Da Redação | 08/12/2008, 19h15

Em muitos dos seus discursos em Plenário, o senador Pedro Simon (PMDB-RS) revela informações de valor histórico sobre a luta pela redemocratização e pelo fim do regime militar no Brasil. Ele usa essas informações ao argumentar em defesa de sua posição política independente da cúpula do seu partido, do governo e da oposição ou, no plano internacional, ao criticar, por exemplo, o governo americano pela mobilização da Quarta Frota da Marinha no Atlântico Sul ou, ainda, pela invasão do Iraque.

Pedro Simon expõe, em cada discurso, a experiência de mais de meio século de atividade política, que iniciou no movimento estudantil na década de 50 na Pontifícia Universidade Católica do Rio Grande do Sul, onde se formou em Direito. O senador, que está em seu quarto mandato, e completa 79 anos de idade em 31 de janeiro de 2009, começou sua carreira parlamentar em 1954, ao assumir uma cadeira na Câmara de Vereadores de Caxias do Sul (RS).

Foi eleito pela primeira vez para o Senado em 1978. No final desse primeiro mandato, e após dois anos como ministro da Agricultura (1985-1986), no governo do então presidente José Sarney, venceu as eleições para o governo do Rio Grande do Sul, cargo que exerceu de 1987 a 1990. Desde o começo, sua carreira é marcada pela sua formação em Direito, a religiosidade (é católico franciscano) e a militância em defesa da democracia e dos direitos humanos.

Alguns de seus discursos foram reunidos no livro Reflexões para o Brasil do Século XXI cuja sessão de autógrafos no lançamento na feira do livro de Porto Alegre, no dia 6 de novembro, durou cinco horas. Em capítulos, a obra expõe o pensamento de Simon em títulos como "A mídia e a multiplicação da barbárie"; "Carta aberta a Rosa Cristina"; e "O Brasil no mapa do luxo", nos quais o autor denuncia, critica e relata problemas e propõe soluções para dificuldade do Brasil do século 21.

Em entrevista à Agência Senado, o senador fala sobre o livro e demais assuntos atuais, como sua proposta de realização de prévias para a escolha dos candidatos à Presidência da República. Também expõe situações pessoais, como quando leu em Plenário a "Carta aberta a Rosa Cristina", uma mensagem à mãe do menino João Hélio, morto nas ruas do Rio de Janeiro após ser arrastado por assaltantes que roubaram o carro em que estava, revelando que ele também havia perdido um filho.

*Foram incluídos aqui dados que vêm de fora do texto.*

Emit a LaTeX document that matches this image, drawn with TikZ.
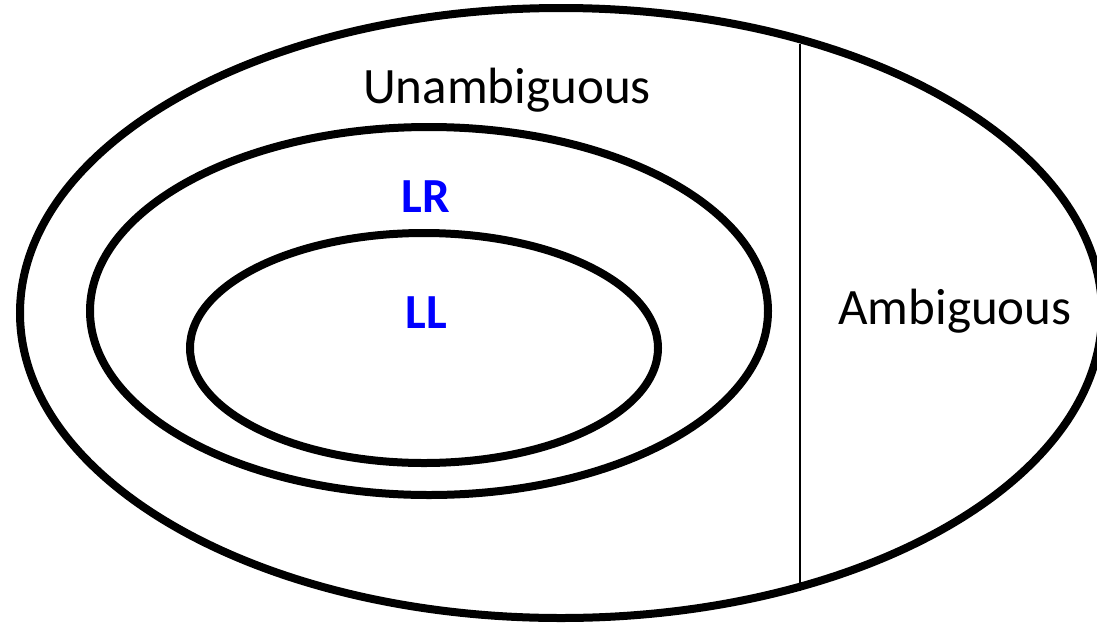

Agência Senado - O senhor defende a escolha dos candidatos à Presidência da República em eleições primárias, a exemplo dos Estados Unidos. Como esse processo poderia ser implantado no Brasil?

Pedro Simon - Primeiro, analiso dentro do meu partido. Há dois anos o PMDB teve uma vitória espetacular, elegeu a maioria dos governadores, maioria dos deputados estaduais, federais e maioria dos senadores. Mas, apesar de termos vários nomes dentro do partido, não tivemos candidato à Presidência da República. O PMDB oficialmente não apoiou nem o [Luiz Inácio] Lula [da Silva] nem o candidato do PSDB.

Agência Senado - O senhor entende que o PMDB deve ter uma candidatura própria agora?

Pedro Simon - Não falo em candidatura própria do PMDB, porque posso fazer o jogo do [presidente do PMDB, Michel] Temer e companhia, que assim poderiam dizer que o Simon tem candidatura própria e vão negociar mais cargos, mais ministérios. O comando do PMDB é uma desgraça, não merecíamos isso. Então defendo uma prévia para que o PMDB decida se vai com o PT ou com o PSDB.

Agência Senado - Em Plenário, o senhor já propôs uma campanha com debates dos candidatos a candidatos (a exemplo das primárias americanas). Como seria?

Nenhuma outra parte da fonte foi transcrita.